Some of the more confusing issues that you’re likely to run into are to do with reference counting. This is a reasonably technical computer science concept, which has to do with how Python stores and labels variables. (Recall that, in Python, the same data can be referred to by multiple variable names.) It’s important to make sure your C code properly tracks references to Python objects as it manipulates them; otherwise, you’re likely to run into a host of problems, from memory leaks to weird crashes. If you’re going to use the Python C API, I strongly recommend that you invest a good amount of time in understanding how this works.

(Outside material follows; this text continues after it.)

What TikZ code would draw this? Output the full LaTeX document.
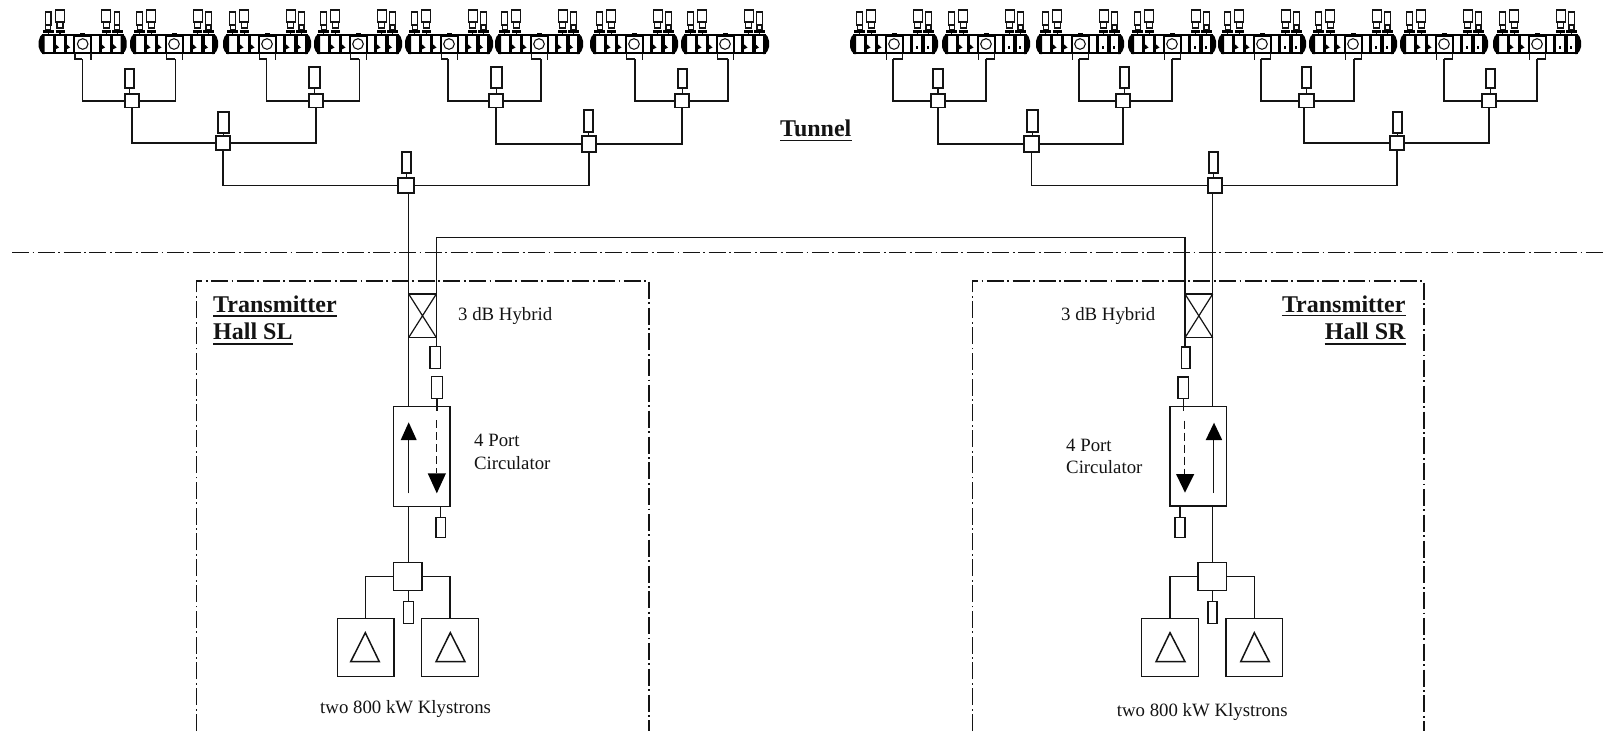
\documentclass[tikz,border=0pt]{standalone}
\usepackage{fontspec}
\setmainfont{Liberation Serif}
\definecolor{ink}{gray}{0.08}
\tikzset{
  wire/.style={draw=ink,line width=1.5pt},
  boxn/.style={draw=ink,fill=white,line width=1.5pt,rectangle,inner sep=0pt,outer sep=0pt},
  ddash/.style={draw=ink,line width=1.2pt,dash pattern=on 17pt off 3.5pt on 1.8pt off 3.5pt},
  small/.style={font=\fontsize{18.8}{20}\selectfont,text=ink,inner sep=0pt,anchor=base west},
  big/.style={font=\fontsize{24}{25}\bfseries\selectfont,text=ink,inner sep=0pt,anchor=base west},
  under/.style={draw=ink,line width=1.3pt},
  cellwall/.style={draw=black,line width=3.4pt},
  thinl/.style={draw=ink,line width=1.2pt}
}
% box from corner to corner
\newcommand{\bx}[5]{\node[boxn,minimum width={(#4)-(#2)},minimum height={(#5)-(#3)}] (#1) at ({((#2)+(#4))/2},{((#3)+(#5))/2}) {};}
% one cavity module: id, circle centre, output line x, side (0 left tree, 1 right tree)
\newcommand{\cavmodule}[4]{%
  \begin{scope}[shift={(#2,0)}]
    % couplers on top
    \foreach \dx/\wd/\top in {-34.4/5.5/12,34.4/5.5/12}{
      \draw[thinl,fill=white] ({\dx-\wd/2},\top) rectangle ({\dx+\wd/2},25);
      \draw[thinl] ({\dx-2.5},25) rectangle ({\dx+2.5},30);
      \draw[black,line width=3.4pt] ({\dx-5.5},31.5) -- ({\dx+5.5},31.5);
      \draw[thinl] (\dx,33) -- (\dx,35);
    }
    \foreach \dx/\wd/\top in {-22.7/9/10,23.6/9/10}{
      \draw[thinl,fill=white] ({\dx-\wd/2},\top) rectangle ({\dx+\wd/2},22);
      \draw[thinl] ({\dx-3},22) rectangle ({\dx+3},28);
      \draw[black,line width=3pt] ({\dx-4.5},31.5) -- ({\dx+4.5},31.5);
      \draw[thinl] (\dx,33) -- (\dx,35);
    }
    % body
    \draw[black,line width=2pt] (-41,35) -- (41,35) (-41,53) -- (41,53);
    \fill[black] (-40,34) -- (-42.5,36.5) -- (-44,41) -- (-44,47) -- (-42.5,51) -- (-40,54) -- (-38,54) -- (-38,34) -- cycle;
    \fill[black] (40,34) -- (42.5,36.5) -- (44,41) -- (44,47) -- (42.5,51) -- (40,54) -- (38,54) -- (38,34) -- cycle;
    \foreach \dx in {-28.5,-17.5,17.5,29}{
      \draw[cellwall] (\dx,35) -- (\dx,53);
    }
    \ifnum#4=0
      \foreach \dx in {-28.5,-17.5,17.5,29}{
        \fill[black] (\dx,43) -- ({\dx+5},47.5) -- (\dx,50) -- cycle;
      }
    \else
      \foreach \dx in {-28.5,-17.5}{ \fill[black] (\dx,43) -- ({\dx+5},47.5) -- (\dx,50) -- cycle; }
      \foreach \dx in {23,34}{ \fill[black] ({\dx-0.8},45.5) rectangle ({\dx+0.8},49); }
    \fi
    % coupler housing
    \draw[black,line width=2pt,fill=white] (-8.5,36) rectangle (8.5,52.5);
    \draw[ink,line width=1.1pt] (0,44) circle (5.3);
    \fill[black] (-2.5,32.5) rectangle (2.5,35);
    \draw[black,line width=2.4pt] (-11,53) -- (11,53);
  \end{scope}
  \coordinate (m#1) at (#3,59);
  \ifnum#4=0
    \draw[wire] ({#2-7.5},53) -- ({#2-7.5},59) -- (m#1);
    \draw[wire] ({#2+8.5},53) -- ({#2+8.5},60);
  \else
    \draw[wire] ({#2+8.5},53) -- ({#2+8.5},59) -- (m#1);
    \draw[wire] ({#2-7.5},53) -- ({#2-7.5},60);
  \fi
}
\begin{document}
\begin{tikzpicture}[x=1pt,y=-1pt]
\useasboundingbox (0,0) rectangle (1605,731);
\fill[white] (0,0) rectangle (1605,731);

% boundary lines
\coordinate (dL) at (12,252.7);
\coordinate (dR) at (1605,252.7);
\draw[ddash] (dL) -- (dR);
\coordinate (bl1) at (196.7,731);
\coordinate (bl2) at (196.7,281);
\coordinate (bl3) at (649,281);
\coordinate (bl4) at (649,731);
\draw[ddash] (bl1) -- (bl2) -- (bl3) -- (bl4);
\coordinate (br1) at (972.5,731);
\coordinate (br2) at (972.5,281);
\coordinate (br3) at (1424,281);
\coordinate (br4) at (1424,731);
\draw[ddash] (br1) -- (br2) -- (br3) -- (br4);

% cavity modules
\cavmodule{1}{82.7}{82.3}{0}
\cavmodule{2}{174}{175.3}{0}
\cavmodule{3}{267}{266.7}{0}
\cavmodule{4}{358}{359.3}{0}
\cavmodule{5}{449}{448}{0}
\cavmodule{6}{539}{541}{0}
\cavmodule{7}{634}{635}{0}
\cavmodule{8}{725}{728}{0}
\cavmodule{9}{894}{893}{1}
\cavmodule{10}{986}{986}{1}
\cavmodule{11}{1080}{1079}{1}
\cavmodule{12}{1172}{1172}{1}
\cavmodule{13}{1262}{1261}{1}
\cavmodule{14}{1353}{1354}{1}
\cavmodule{15}{1444}{1444}{1}
\cavmodule{16}{1537}{1537}{1}

% power distribution tree: splitters
\bx{a1}{125}{94}{139}{107.5}
\bx{a2}{309}{94}{323}{107.5}
\bx{a3}{489}{94}{503}{107.5}
\bx{a4}{675}{94}{689}{107.5}
\bx{b1}{216}{136}{230}{150}
\bx{b2}{582}{136}{596}{152}
\bx{c1}{398}{178}{414}{193}
\bx{d1}{931}{94}{945}{107.5}
\bx{d2}{1116}{94}{1130}{107.5}
\bx{d3}{1299}{94}{1314}{107.5}
\bx{d4}{1482}{94}{1496}{107.5}
\bx{e1}{1024}{136}{1039}{152}
\bx{e2}{1390}{136}{1404}{150}
\bx{f1}{1208}{178}{1222}{193}

% tree loads
\bx{la1}{125}{69}{134}{88}
\bx{la2}{309}{67}{320}{88}
\bx{la3}{491}{67}{502}{88}
\bx{la4}{678}{69}{687}{88}
\bx{lb1}{218}{112}{229}{133}
\bx{lb2}{584}{110}{593}{132}
\bx{lc1}{402}{152}{411}{173}
\bx{ld1}{933}{69}{943}{88}
\bx{ld2}{1120}{67}{1129}{88}
\bx{ld3}{1302}{67}{1311}{88}
\bx{ld4}{1486}{69}{1495}{88}
\bx{le1}{1027}{110}{1038}{132}
\bx{le2}{1393}{112}{1402}{133}
\bx{lf1}{1209}{152}{1218}{173}
\foreach \l/\p in {la1/a1,la2/a2,la3/a3,la4/a4,lb1/b1,lb2/b2,lc1/c1,ld1/d1,ld2/d2,ld3/d3,ld4/d4,le1/e1,le2/e2,lf1/f1}{
  \draw[wire] (\l.south) -- (\l.south |- \p.north);
}

% tree connectors
\foreach \c/\p in {m1/a1,m3/a2,m5/a3,m7/a4,m9/d1,m11/d2,m13/d3,m15/d4}{ \draw[wire] (\c) |- (\p.west); }
\foreach \c/\p in {m2/a1,m4/a2,m6/a3,m8/a4,m10/d1,m12/d2,m14/d3,m16/d4}{ \draw[wire] (\c) |- (\p.east); }
\draw[wire] (a1.south) |- (b1.west);
\draw[wire] (a2.south) |- (b1.east);
\draw[wire] (a3.south) |- (b2.west);
\draw[wire] (a4.south) |- (b2.east);
\draw[wire] (d1.south) |- (e1.west);
\draw[wire] (d2.south) |- (e1.east);
\draw[wire] ([xshift=-2.5pt]d3.south) |- (e2.west);
\draw[wire] (d4.south) |- (e2.east);
\draw[wire] (b1.south) |- (c1.west);
\draw[wire] (b2.south) |- (c1.east);
\draw[wire] (e1.south) |- (f1.west);
\draw[wire] (e2.south) |- (f1.east);

% left transmitter hall
\bx{hL}{408.7}{294}{436.3}{337.5}
\draw[thinl] (hL.north west) -- (hL.south east) (hL.north east) -- (hL.south west);
\bx{l1L}{430}{346.7}{440.7}{368.7}
\bx{l2L}{431.7}{376.7}{442.3}{398.3}
\bx{cL}{393.3}{406.3}{450}{506.3}
\bx{l3L}{436}{517.3}{445.3}{537.7}
\bx{sL}{393.7}{562.3}{422}{590.3}
\bx{l4L}{403.3}{601.7}{413.7}{623.3}
\bx{k1L}{337.3}{618.3}{394}{676.7}
\bx{k2L}{421.7}{618.3}{478.7}{676.7}
\draw[wire] (c1.south -| hL.north west) -- (cL.north -| hL.north west);
\draw[wire] (cL.south -| hL.north west) -- (sL.north -| hL.north west);
\draw[wire] (hL.south east) -- (l1L.north -| hL.south east);
\draw[wire] (l2L.south) -- (cL.north -| l2L.south) -- ++(0,5);
\draw[wire] (l3L.north) -- (cL.south -| l3L.north);
\draw[wire] (sL.south -| l4L.north) -- (l4L.north);
\draw[wire] (sL.west) -| (k1L.north);
\draw[wire] (sL.east) -| (k2L.north);
\coordinate (upLa) at (408.5,493.3);
\coordinate (upLb) at (408.5,440);
\draw[wire] (upLa) -- (upLb);
\fill[black] (400.7,440) -- (416.7,440) -- (408.7,422.3) -- cycle;
\coordinate (dnLa) at (436.7,420);
\coordinate (dnLb) at (436.7,473.3);
\draw[wire,dash pattern=on 8pt off 4pt] (dnLa) -- (dnLb);
\fill[black] (427.7,473.3) -- (446,473.3) -- (436.8,493.3) -- cycle;
\draw[wire,line join=miter] (350.7,661.7) -- (365.3,632.7) -- (379.3,661.7) -- cycle;
\draw[wire,line join=miter] (436,661.7) -- (450.3,632.7) -- (465,661.7) -- cycle;

% right transmitter hall
\bx{hR}{1185}{294}{1212.7}{337.7}
\draw[thinl] (hR.north west) -- (hR.south east) (hR.north east) -- (hR.south west);
\bx{l1R}{1181.3}{347}{1190}{368.7}
\bx{l2R}{1178}{377}{1188.7}{398.7}
\bx{cR}{1170}{406.3}{1226.7}{506}
\bx{l3R}{1175}{517.3}{1185}{537.7}
\bx{sR}{1198}{562.3}{1226.7}{590.3}
\bx{l4R}{1208}{601.7}{1217}{623.3}
\bx{k1R}{1141.7}{618.3}{1198.3}{676.7}
\bx{k2R}{1226}{618.3}{1282.7}{676.7}
\draw[wire] (f1.south -| hR.north east) -- (cR.north -| hR.north east);
\draw[wire] (cR.south -| hR.north east) -- (sR.north -| hR.north east);
\draw[wire] (hR.south west) -- (l1R.north -| hR.south west);
\draw[wire] (l2R.south) -- (cR.north -| l2R.south) -- ++(0,5);
\draw[wire] (l3R.north) -- (cR.south -| l3R.north);
\draw[wire] (sR.south -| l4R.north) -- (l4R.north);
\draw[wire] (sR.west) -| (k1R.north);
\draw[wire] (sR.east) -| (k2R.north);
\coordinate (upRa) at (1213.5,493);
\coordinate (upRb) at (1213.5,440);
\draw[wire] (upRa) -- (upRb);
\fill[black] (1205.7,440) -- (1222.2,440) -- (1214,422.7) -- cycle;
\coordinate (dnRa) at (1184.7,420.7);
\coordinate (dnRb) at (1184.7,474);
\draw[wire,dash pattern=on 8pt off 4pt] (dnRa) -- (dnRb);
\fill[black] (1176,474) -- (1194.3,474) -- (1185,492.7) -- cycle;
\draw[wire,line join=miter] (1156,661.7) -- (1170,632.7) -- (1185,661.7) -- cycle;
\draw[wire,line join=miter] (1240.7,661.7) -- (1254.3,632.7) -- (1269.3,661.7) -- cycle;

% link between the two hybrids
\coordinate (loop) at (800,237.3);
\draw[wire] (hL.north east) -- (hL.north east |- loop) -- (hR.north west |- loop) -- (hR.north west);

% labels
\node[big] (tun) at (780,136) {Tunnel};
\draw[under] (tun.base west |- 0,140.5) -- (tun.base east |- 0,140.5);
\node[big] (t1L) at (213,312) {Transmitter};
\draw[under] (t1L.base west |- 0,316) -- (t1L.base east |- 0,316);
\node[big] (t2L) at (213,339) {Hall SL};
\draw[under] (t2L.base west |- 0,344) -- (t2L.base east |- 0,344);
\node[big,anchor=base east] (t1R) at (1405.7,312) {Transmitter};
\draw[under] (t1R.base west |- 0,315.5) -- (t1R.base east |- 0,315.5);
\node[big,anchor=base east] (t2R) at (1405.7,339) {Hall SR};
\draw[under] (t2R.base west |- 0,344) -- (t2R.base east |- 0,344);
\node[small] (hybL) at (458,320) {3 dB Hybrid};
\node[small] (hybR) at (1061,320) {3 dB Hybrid};
\node[small] (p1L) at (474,446) {4 Port};
\node[small] (p2L) at (474,469) {Circulator};
\node[small] (p1R) at (1066,451) {4 Port};
\node[small] (p2R) at (1066,473) {Circulator};
\node[small] (kL) at (320,713) {two 800 kW Klystrons};
\node[small] (kR) at (1116.7,716) {two 800 kW Klystrons};
\end{tikzpicture}
\end{document}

All in all, I think the C API is only the way forward if you’re specifically setting out to write a new Python module for use elsewhere; if all you have is some existing C code that you want to quickly plug in to some Python code, it’s going to be a lot of hassle. Still, once you’ve set up a project once, and used the C API a little bit, it’s a lot quicker to get up and running with the next project.

Summary

All in all, ctypes is probably the best route to go for most people, unless you have something particularly trivial you want to speed-up. It’s fast (native C function calls), easy enough to set up, and conceptually simple to understand. It’s not quite as “automatic” as Weave/Cython or f2py, but you’ll probably end up with cleaner, more flexible, and more robust code for your troubles. And it’s much easier to work with than the Python C API.

The Performance Python page has a nice comparison of some of the methods mentioned above. A tarball containing example code for most of the above methods can be downloaded from here; thanks to Ryan Houghton, Neale Gibson and Joe Zuntz for providing these.